WHAT THE EXERCISE ASKS:
Copy exactly the lines from the line containing "Clone this chart" to the line containing "110, 104, 138];", both lines included, and omit any pictures.

PROVIDED ENTRIES:
* * * *
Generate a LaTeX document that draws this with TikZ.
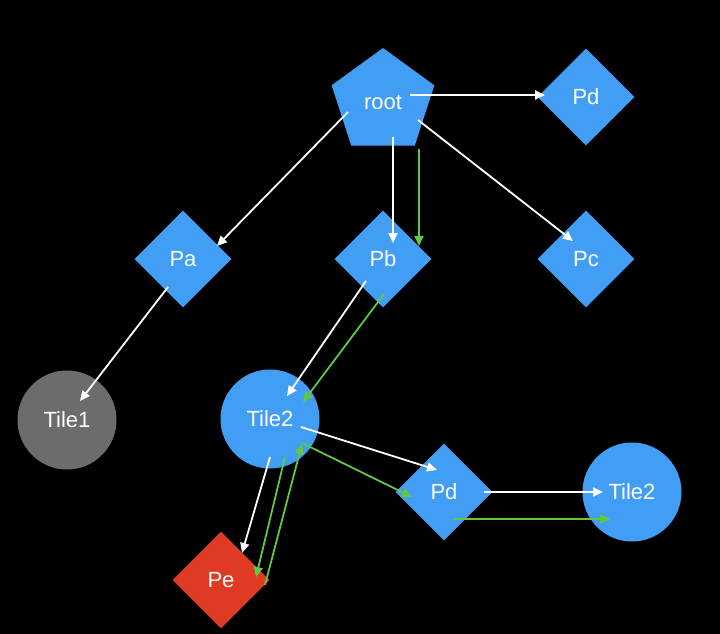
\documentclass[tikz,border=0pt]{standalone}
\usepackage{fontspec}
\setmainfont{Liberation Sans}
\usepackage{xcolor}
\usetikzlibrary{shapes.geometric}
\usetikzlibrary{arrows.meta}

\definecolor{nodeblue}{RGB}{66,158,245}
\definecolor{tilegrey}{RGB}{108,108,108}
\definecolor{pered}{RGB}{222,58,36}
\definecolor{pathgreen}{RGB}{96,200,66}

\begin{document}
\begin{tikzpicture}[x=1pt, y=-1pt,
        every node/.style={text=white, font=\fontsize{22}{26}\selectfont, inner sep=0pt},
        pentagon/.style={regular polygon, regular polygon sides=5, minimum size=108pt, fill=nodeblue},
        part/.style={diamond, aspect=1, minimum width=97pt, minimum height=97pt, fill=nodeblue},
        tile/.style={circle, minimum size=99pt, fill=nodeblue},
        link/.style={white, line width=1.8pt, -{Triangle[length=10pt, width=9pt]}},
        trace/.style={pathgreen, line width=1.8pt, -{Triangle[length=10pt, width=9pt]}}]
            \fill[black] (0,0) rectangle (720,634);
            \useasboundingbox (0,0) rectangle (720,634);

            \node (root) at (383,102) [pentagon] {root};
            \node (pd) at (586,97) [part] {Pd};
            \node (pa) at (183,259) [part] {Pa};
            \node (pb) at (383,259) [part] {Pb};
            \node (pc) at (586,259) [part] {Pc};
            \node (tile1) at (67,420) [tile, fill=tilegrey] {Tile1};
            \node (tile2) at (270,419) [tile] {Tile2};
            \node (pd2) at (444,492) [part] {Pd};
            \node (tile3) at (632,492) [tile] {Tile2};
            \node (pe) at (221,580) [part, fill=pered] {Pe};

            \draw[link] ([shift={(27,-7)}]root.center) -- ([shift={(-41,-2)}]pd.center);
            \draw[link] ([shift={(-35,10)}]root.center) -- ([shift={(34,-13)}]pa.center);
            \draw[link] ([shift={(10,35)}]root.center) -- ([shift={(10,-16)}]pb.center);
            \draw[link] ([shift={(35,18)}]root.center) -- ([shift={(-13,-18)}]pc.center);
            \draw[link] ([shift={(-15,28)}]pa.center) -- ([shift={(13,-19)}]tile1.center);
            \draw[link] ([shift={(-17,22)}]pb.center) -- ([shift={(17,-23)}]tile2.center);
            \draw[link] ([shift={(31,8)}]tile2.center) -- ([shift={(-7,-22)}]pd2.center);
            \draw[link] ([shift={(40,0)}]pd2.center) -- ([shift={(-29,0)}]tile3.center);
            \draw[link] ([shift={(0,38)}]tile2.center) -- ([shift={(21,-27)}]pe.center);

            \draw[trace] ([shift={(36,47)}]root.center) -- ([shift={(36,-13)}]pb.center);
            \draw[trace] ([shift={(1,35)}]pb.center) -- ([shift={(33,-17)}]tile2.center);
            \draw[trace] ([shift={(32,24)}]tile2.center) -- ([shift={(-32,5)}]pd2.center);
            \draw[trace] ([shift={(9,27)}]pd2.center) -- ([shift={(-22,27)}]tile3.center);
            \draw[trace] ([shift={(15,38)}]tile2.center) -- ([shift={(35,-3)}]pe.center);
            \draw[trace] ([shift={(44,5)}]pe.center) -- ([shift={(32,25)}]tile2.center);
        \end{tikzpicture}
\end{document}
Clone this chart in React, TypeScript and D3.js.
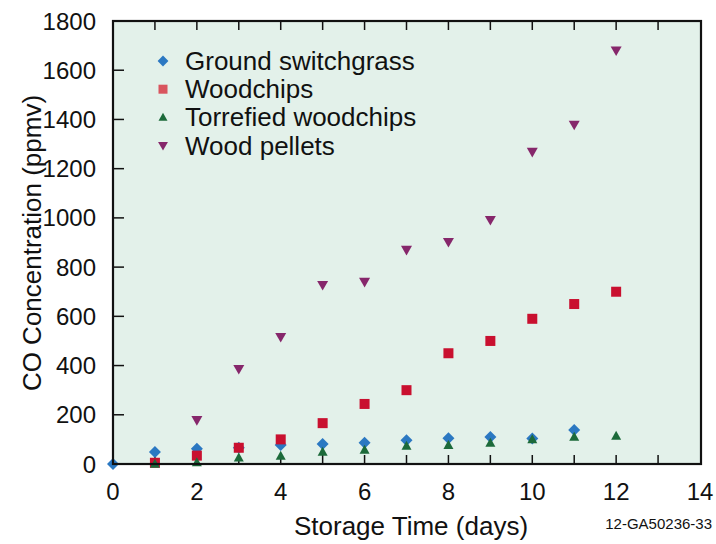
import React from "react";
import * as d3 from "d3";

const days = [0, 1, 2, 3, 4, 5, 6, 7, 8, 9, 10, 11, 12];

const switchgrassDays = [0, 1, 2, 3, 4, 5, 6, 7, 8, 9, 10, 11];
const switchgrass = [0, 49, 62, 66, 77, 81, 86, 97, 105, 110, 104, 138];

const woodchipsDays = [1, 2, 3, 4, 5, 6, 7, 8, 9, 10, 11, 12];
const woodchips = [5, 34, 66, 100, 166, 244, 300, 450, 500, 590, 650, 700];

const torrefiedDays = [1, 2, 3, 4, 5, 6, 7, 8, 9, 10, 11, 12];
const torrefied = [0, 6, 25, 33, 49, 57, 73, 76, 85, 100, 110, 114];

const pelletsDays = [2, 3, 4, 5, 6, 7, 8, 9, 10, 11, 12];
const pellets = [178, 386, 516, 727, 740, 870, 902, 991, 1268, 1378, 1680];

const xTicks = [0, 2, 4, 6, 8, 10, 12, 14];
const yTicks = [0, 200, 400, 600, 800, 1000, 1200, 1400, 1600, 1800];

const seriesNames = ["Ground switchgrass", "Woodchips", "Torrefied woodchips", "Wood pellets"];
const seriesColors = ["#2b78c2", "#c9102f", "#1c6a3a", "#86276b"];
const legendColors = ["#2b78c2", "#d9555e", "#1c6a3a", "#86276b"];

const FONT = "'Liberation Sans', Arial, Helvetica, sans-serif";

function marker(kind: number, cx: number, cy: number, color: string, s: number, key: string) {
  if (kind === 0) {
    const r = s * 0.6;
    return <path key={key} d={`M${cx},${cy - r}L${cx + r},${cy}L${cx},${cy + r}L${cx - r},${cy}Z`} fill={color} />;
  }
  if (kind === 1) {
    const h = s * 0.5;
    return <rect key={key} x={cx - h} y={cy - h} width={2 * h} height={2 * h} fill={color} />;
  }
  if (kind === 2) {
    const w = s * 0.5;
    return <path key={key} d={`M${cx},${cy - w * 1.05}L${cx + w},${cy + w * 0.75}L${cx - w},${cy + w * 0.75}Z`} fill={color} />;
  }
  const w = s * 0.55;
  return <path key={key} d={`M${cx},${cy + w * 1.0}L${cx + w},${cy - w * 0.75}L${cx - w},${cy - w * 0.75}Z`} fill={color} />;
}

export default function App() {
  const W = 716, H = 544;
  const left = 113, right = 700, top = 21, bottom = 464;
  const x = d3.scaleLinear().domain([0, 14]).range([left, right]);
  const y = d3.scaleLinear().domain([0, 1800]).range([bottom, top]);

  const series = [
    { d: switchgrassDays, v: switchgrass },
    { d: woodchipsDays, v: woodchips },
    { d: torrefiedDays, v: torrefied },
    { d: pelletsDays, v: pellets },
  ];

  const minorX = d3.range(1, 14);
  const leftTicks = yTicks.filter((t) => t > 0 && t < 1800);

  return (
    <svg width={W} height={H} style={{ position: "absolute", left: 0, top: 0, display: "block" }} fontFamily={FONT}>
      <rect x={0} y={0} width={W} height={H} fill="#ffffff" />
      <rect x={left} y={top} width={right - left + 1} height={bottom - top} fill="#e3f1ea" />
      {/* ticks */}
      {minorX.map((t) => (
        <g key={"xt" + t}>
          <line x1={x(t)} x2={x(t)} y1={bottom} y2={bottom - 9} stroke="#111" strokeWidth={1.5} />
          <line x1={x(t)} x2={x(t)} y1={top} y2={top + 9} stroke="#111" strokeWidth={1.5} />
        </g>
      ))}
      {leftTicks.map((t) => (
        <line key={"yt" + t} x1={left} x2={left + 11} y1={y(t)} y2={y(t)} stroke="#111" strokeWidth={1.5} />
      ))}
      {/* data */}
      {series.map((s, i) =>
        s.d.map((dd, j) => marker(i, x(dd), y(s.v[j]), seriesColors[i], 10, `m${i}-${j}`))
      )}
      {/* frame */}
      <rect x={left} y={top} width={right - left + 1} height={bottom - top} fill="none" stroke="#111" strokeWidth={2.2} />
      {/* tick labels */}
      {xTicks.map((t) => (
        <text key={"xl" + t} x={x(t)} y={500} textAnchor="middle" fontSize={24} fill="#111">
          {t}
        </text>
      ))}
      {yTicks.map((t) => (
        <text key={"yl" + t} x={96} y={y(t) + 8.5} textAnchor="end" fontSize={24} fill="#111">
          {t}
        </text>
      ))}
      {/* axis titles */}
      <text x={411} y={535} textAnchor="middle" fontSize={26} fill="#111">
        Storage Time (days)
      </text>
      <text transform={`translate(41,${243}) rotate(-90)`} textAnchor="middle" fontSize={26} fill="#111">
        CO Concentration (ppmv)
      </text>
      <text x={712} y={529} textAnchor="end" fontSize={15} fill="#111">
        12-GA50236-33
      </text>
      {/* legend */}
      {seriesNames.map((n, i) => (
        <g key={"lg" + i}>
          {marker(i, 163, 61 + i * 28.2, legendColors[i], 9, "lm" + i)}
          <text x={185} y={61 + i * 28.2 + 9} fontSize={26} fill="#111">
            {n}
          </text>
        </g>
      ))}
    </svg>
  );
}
* * * *
WORKED ANSWER:
Clone this chart in React, TypeScript and D3.js.
import React from "react";
import * as d3 from "d3";

const days = [0, 1, 2, 3, 4, 5, 6, 7, 8, 9, 10, 11, 12];

const switchgrassDays = [0, 1, 2, 3, 4, 5, 6, 7, 8, 9, 10, 11];
const switchgrass = [0, 49, 62, 66, 77, 81, 86, 97, 105, 110, 104, 138];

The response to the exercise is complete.